Job: Using the listing below, report all lines holding the word "with".

Supplied data:
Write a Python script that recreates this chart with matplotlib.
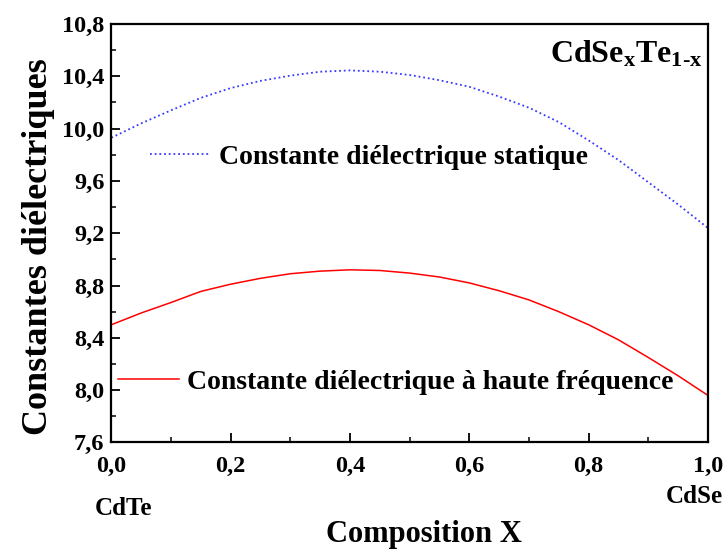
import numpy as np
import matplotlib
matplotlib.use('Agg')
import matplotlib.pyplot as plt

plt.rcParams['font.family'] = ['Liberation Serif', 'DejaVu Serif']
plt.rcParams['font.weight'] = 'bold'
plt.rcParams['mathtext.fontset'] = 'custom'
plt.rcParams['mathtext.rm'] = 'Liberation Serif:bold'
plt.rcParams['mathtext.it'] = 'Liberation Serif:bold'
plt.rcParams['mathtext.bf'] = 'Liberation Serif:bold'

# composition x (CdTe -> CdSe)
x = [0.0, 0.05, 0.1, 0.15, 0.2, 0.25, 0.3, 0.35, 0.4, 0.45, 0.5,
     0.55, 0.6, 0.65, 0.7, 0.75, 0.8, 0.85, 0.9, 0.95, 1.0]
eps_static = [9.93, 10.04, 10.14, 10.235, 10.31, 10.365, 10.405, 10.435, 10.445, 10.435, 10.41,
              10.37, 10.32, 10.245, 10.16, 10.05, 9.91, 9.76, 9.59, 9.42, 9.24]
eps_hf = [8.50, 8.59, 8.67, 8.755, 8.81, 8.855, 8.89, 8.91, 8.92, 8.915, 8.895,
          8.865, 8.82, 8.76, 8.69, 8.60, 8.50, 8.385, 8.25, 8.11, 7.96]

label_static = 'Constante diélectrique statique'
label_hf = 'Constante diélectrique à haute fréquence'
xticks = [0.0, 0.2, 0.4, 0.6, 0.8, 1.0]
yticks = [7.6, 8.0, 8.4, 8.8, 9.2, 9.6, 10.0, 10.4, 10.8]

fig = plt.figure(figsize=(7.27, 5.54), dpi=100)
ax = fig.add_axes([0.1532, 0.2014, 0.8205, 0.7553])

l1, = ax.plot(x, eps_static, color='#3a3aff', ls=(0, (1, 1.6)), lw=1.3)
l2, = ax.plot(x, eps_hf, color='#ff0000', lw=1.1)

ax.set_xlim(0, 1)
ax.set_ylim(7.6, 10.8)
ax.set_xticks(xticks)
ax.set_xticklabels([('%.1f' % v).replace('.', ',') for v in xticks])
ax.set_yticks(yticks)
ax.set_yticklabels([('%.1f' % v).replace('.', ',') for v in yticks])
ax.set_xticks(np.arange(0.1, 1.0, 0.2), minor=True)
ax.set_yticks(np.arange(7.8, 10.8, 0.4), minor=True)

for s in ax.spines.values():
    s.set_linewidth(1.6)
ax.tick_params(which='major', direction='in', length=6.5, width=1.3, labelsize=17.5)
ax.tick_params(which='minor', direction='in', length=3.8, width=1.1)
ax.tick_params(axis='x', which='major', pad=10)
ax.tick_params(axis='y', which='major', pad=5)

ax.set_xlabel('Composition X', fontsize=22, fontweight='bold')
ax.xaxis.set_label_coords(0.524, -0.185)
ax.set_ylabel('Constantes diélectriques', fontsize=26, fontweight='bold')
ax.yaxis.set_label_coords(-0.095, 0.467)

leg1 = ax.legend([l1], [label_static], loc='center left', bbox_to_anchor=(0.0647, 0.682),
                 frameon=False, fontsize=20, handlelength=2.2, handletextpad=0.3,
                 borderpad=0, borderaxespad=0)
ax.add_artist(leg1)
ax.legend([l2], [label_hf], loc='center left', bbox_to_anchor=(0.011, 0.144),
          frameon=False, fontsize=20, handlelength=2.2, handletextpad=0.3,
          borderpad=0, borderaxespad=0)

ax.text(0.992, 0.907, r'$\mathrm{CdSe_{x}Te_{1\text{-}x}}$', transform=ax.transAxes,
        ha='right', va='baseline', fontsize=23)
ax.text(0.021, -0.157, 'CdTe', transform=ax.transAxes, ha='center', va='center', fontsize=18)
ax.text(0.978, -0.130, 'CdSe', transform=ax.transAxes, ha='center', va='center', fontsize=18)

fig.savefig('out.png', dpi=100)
--
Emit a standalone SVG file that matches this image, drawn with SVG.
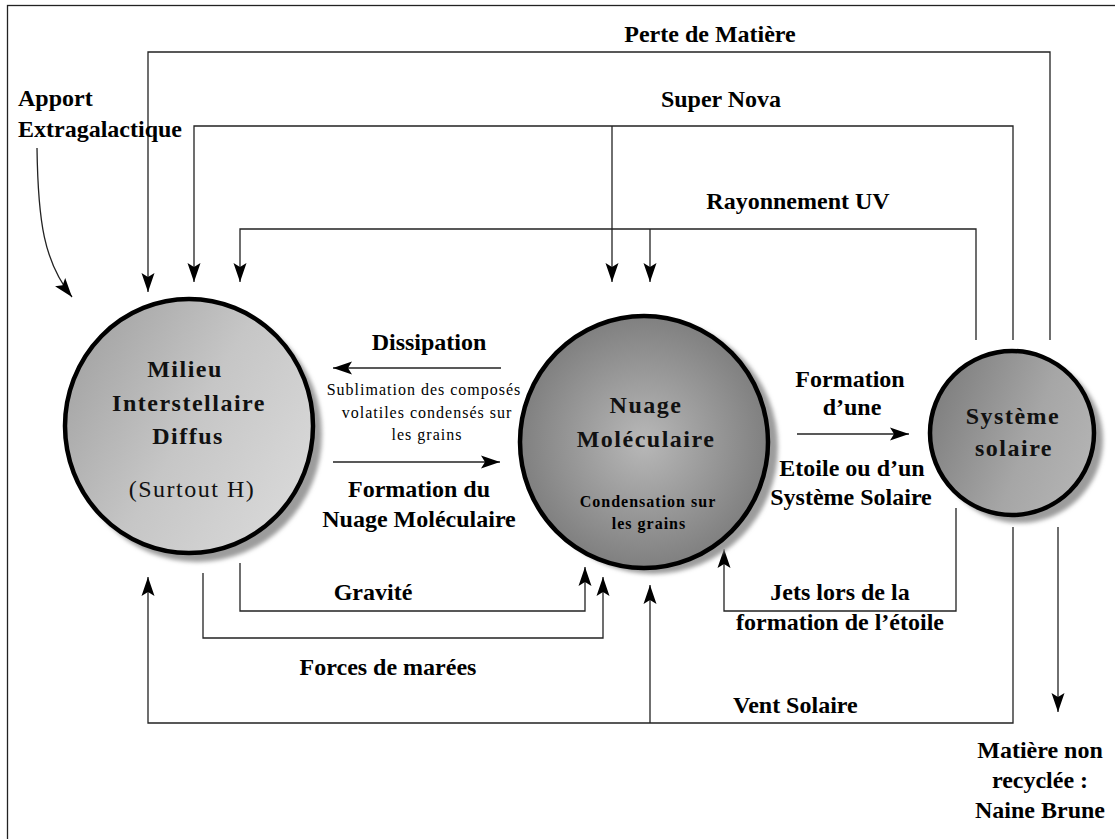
---
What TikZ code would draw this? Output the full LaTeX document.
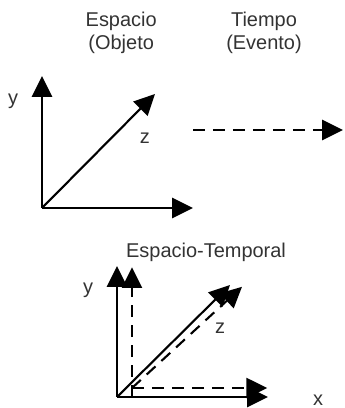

Answer in full:
Write a Python script that recreates this chart with matplotlib.
Emit a standalone SVG file that matches this image, drawn with SVG.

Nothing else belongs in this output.